We do understand that business objectives change, leadership changes, and sometimes project goals even change -- I do not mind revisiting those decisions. I just don't like rehashing a decision because a minority did not agree with it, or, failed to attend the meeting where it was discussed (even though they were invited).


Last week I was presenting to a Senior Leadership team of a premier institute. I had similar questions that their projects are run like a "groundhog day". My suggestion - Just look into your project objectives. If that is good look into your Organizational Strategy. If both are good then it could be an issue with the Business Drivers. If all these elements aligned then you don't change decisions often.

Marcos, what you described happens more than most of us would care to admit. Thank goodness for good project documentation to keep us all on track!

" thanks for sharing. "

I agree with the general sense that thorough meeting minutes, which identify decisions is a good place to start, and that a key-decisions matrix is a really good idea for larger more complex projects.
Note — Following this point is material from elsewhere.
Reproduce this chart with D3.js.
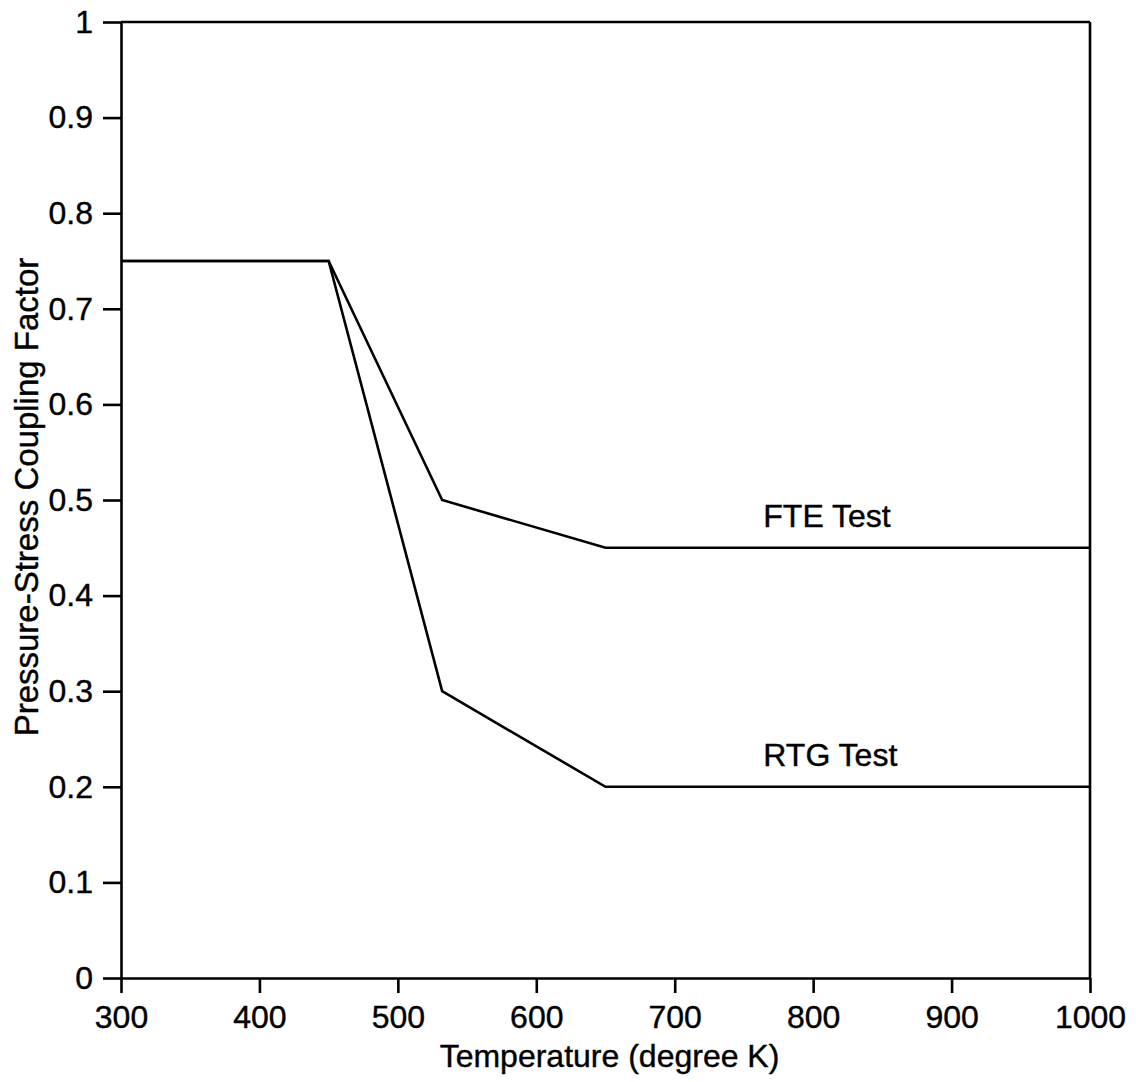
<!DOCTYPE html>
<html>
<head>
<meta charset="utf-8">
<script src="https://cdn.jsdelivr.net/npm/d3@7"></script>
<style>
  body { margin: 0; background: #fff; }
  text { font-family: "Liberation Sans", Arial, sans-serif; fill: #000; stroke: #000; stroke-width: 0.4px; }
</style>
</head>
<body>
<svg id="chart" width="1136" height="1082"></svg>
<script>
(function (d3) {
    "use strict";

    /***** Données *****/
    const temps_fte = [300, 450, 532, 650, 1000];
    const fte_values = [0.75, 0.75, 0.5, 0.45, 0.45];
    const temps_rtg = [300, 450, 532, 650, 1000];
    const rtg_values = [0.75, 0.75, 0.3, 0.2, 0.2];

    const x_ticks = [300, 400, 500, 600, 700, 800, 900, 1000];
    const y_ticks = [0, 0.1, 0.2, 0.3, 0.4, 0.5, 0.6, 0.7, 0.8, 0.9, 1];

    const series = [
        { name: "FTE Test", x: temps_fte, y: fte_values, label_at: [764, 0.45] },
        { name: "RTG Test", x: temps_rtg, y: rtg_values, label_at: [764, 0.2] }
    ];

    /***** Configuration *****/
    var margin = { top: 22, right: 46, bottom: 104, left: 121 };
    var width = 1136 - margin.left - margin.right;   // 969
    var height = 1082 - margin.top - margin.bottom;  // 956
    var font_size = "32px";

    var svg = d3.select("#chart");
    var g = svg.append("g")
        .attr("transform", "translate(" + margin.left + "," + margin.top + ")");

    /***** Échelles *****/
    var x = d3.scaleLinear().domain([300, 1000]).range([0, width]);
    var y = d3.scaleLinear().domain([0, 1]).range([height, 0]);

    /***** Axes *****/
    var xAxis = d3.axisBottom(x).tickValues(x_ticks).tickSize(15).tickPadding(12)
        .tickSizeOuter(0).tickFormat(d3.format("d"));
    var yAxis = d3.axisLeft(y).tickValues(y_ticks).tickSize(18).tickPadding(10)
        .tickSizeOuter(0).tickFormat(d => d === 0 || d === 1 ? String(d) : d3.format(".1f")(d));

    var gx = g.append("g").attr("transform", "translate(0," + height + ")").call(xAxis);
    var gy = g.append("g").call(yAxis);

    [gx, gy].forEach(function (ax) {
        ax.selectAll("path, line").attr("stroke", "#000").attr("stroke-width", 2.6);
        ax.selectAll("text").style("font-size", font_size).attr("fill", "#000");
    });

    // cadre haut et droit
    g.append("line").attr("x1", 0).attr("x2", width).attr("y1", 0).attr("y2", 0)
        .attr("stroke", "#000").attr("stroke-width", 2.6);
    g.append("line").attr("x1", width).attr("x2", width).attr("y1", 0).attr("y2", height)
        .attr("stroke", "#000").attr("stroke-width", 2.6);

    /***** Courbes *****/
    var line = d3.line()
        .x(d => x(d[0]))
        .y(d => y(d[1]));

    series.forEach(function (s) {
        var pts = s.x.map((t, i) => [t, s.y[i]]);
        g.append("path")
            .datum(pts)
            .attr("fill", "none")
            .attr("stroke", "#000")
            .attr("stroke-width", 2.6)
            .attr("stroke-linejoin", "miter")
            .attr("d", line);

        g.append("text")
            .attr("x", x(s.label_at[0]))
            .attr("y", y(s.label_at[1]) - 21)
            .style("font-size", font_size)
            .text(s.name);
    });

    /***** Titres des axes *****/
    g.append("text")
        .attr("x", width / 2 + 4)
        .attr("y", height + 89)
        .attr("text-anchor", "middle")
        .style("font-size", font_size)
        .text("Temperature (degree K)");

    g.append("text")
        .attr("transform", "translate(" + (38 - margin.left) + "," + (497 - margin.top) + ") rotate(-90)")
        .attr("text-anchor", "middle")
        .style("font-size", "33px")
        .text("Pressure-Stress Coupling Factor");

})(d3);
</script>
</body>
</html>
My last manager told our team that he expected all of us to take minutes at every meeting we attend. He provided a template for our use, which I've liked to (below).

Meeting Minutes Template - Click Here!

I didn't appreciate this at first, but I've grown to like it. Taking my own minutes during meetings keep me more engaged and has me better remember important and minor decisions reached. I recently read an article about how Richard Branson takes minutes at every meeting he attends, and he does so for these exact reasons.

Aside from that, taking good minutes is important. I use this template, which has a column for assigned action. Here I write the name of the person accountable for the action and the due date.

Typically at the end of a meeting, I take a few minutes to review the notes I took and get everyones' approval or corrections. This regularly results in correction of misunderstandings and doesn't take very long.

Then by COB on the day of the meeting, or no later than lunch the next business day, I save the minutes as a PDF and email them to everyone on the list. This makes it clear who is responsible for what and by when. Also, if we have a disagreement about previous decisions, they are easy to reference.

Another note, don't remove the attendees and contact info column. It facilitates communication among the team, especially with outside vendors.